Taiwanese-backed developer and investment platform Shayher Group has filed plans to build two residential towers within the grim, bluestone walls of Melbourne’s 170-year-old Pentridge Prison.
Plans before Heritage Victoria show a total of 245 apartments within two buildings—one of 11 storeys and the other of 12—sitting on land between the prison’s historic A Division cell block and the 6m-high walls running along Champ Street, at Coburg.
Three levels of basement parking for 260 cars and 345 bicycles will be accessed via Moonering Drive, which runs through part of the 6.7ha that was once the country’s most feared correctional facility.
Estimated construction costs are $70 million.
Melbourne-based CHT Architects designed the two buildings—one of 109 apartments and the other with 136—which will rise either side of the existing Champ Street gate.

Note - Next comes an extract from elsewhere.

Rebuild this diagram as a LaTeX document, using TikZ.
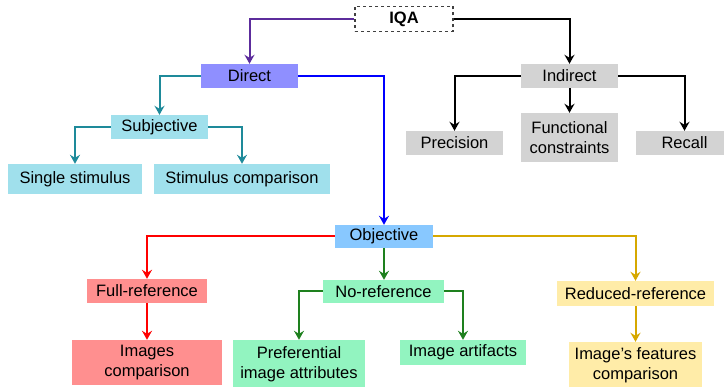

Landscaped courtyards are planned between the two buildings, as well as Division A.
The developer is also seeking a single opening in the original bluestone wall to the southwestern yard of A Division for pedestrian access.
Brisbane-based Shayher Group, part of the giant Taiwanese apartment developer Par Jar Group, acquired the derelict northern half of the prison in 2013.
And in the decade since, large parts of the prison have been carefully and painstakingly converted to a $1-billion entertainment and lifestyle precinct, 20 minutes north of Melbourne’s centre.
The 6km of 60cm-thick walls—which at various times in history have held the likes of bushranger Ned Kelly, armed robber Mark ‘Chopper’ Read, and the last man to hang in Australia, Ronald Joseph Ryan—now house a shopping mall, 15-screen cinema, a craft brewery, wine bar, restaurant, an apartment tower, townhouses and the 106-key Adina apartment hotel.
Two main documents dictate development and conservation at Pentridge Prison.
The Conservation Management Plan (CMP) was first drawn up in August, 1996—just after the prison closed—but amended in 2016 to take account of the Shayher Group-owned portion of the site. And the Pentridge Coburg Design Guidelines and Masterplan, of 2014.
Shayher’s two new residential buildings are identified as Buildings One and Two on the latter of the two documents, although the current plans before Heritage Victoria are amendments that, among other things, add two levels to each of the towers.
Melbourne-based heritage consultants Bryce Raworth Heritage said the Conservation Management Plan had set out policies for the development of Pentridge Prison.
Quoting from the CMP, Bryce Raworth wrote: “Although it is critical to minimise the impact that development of the Pentridge site will have upon the fabric of structures of primary significance, and upon the significance of the site as a whole, it is also important to recognise that a degree of development is necessary in order to make the place a vibrant living and working environment that is economically sustainable into the future”.
Bryce Raworth’s Heritage Impact Statement said multi-storey buildings were necessary to help create the facilities required for a body corporate big enough to carry the costs of sustaining the site.
“As the site will be owned and managed by a body corporate rather than by a public authority, there must be a sufficient population base to ensure that annual body corporate fees and other costs are not excessive, as this will undermine the viability of the development as a whole,” the consultants wrote.
“The approach is based on the need to balance positive economic outcomes in this precinct against the costs incurred in the conservation of significant buildings.”
Constructed between 1860 and 1865, A Division’s double-storey bluestone cell block was originally intended as a separate female prison. It served in that capacity for less than a year, before the women were transferred back to the Melbourne Gaol.
A south wing of 67 cells was added, using prison labour, in the 1890s. In later years A Division held short-term petty male criminals and car thieves.
Public comment on plans for the two residential towers closed this week.
Heritage Victoria now has 60 days to consider the impact the proposed development will have on the heritage listing. The council will consider all other aspects of the proposal.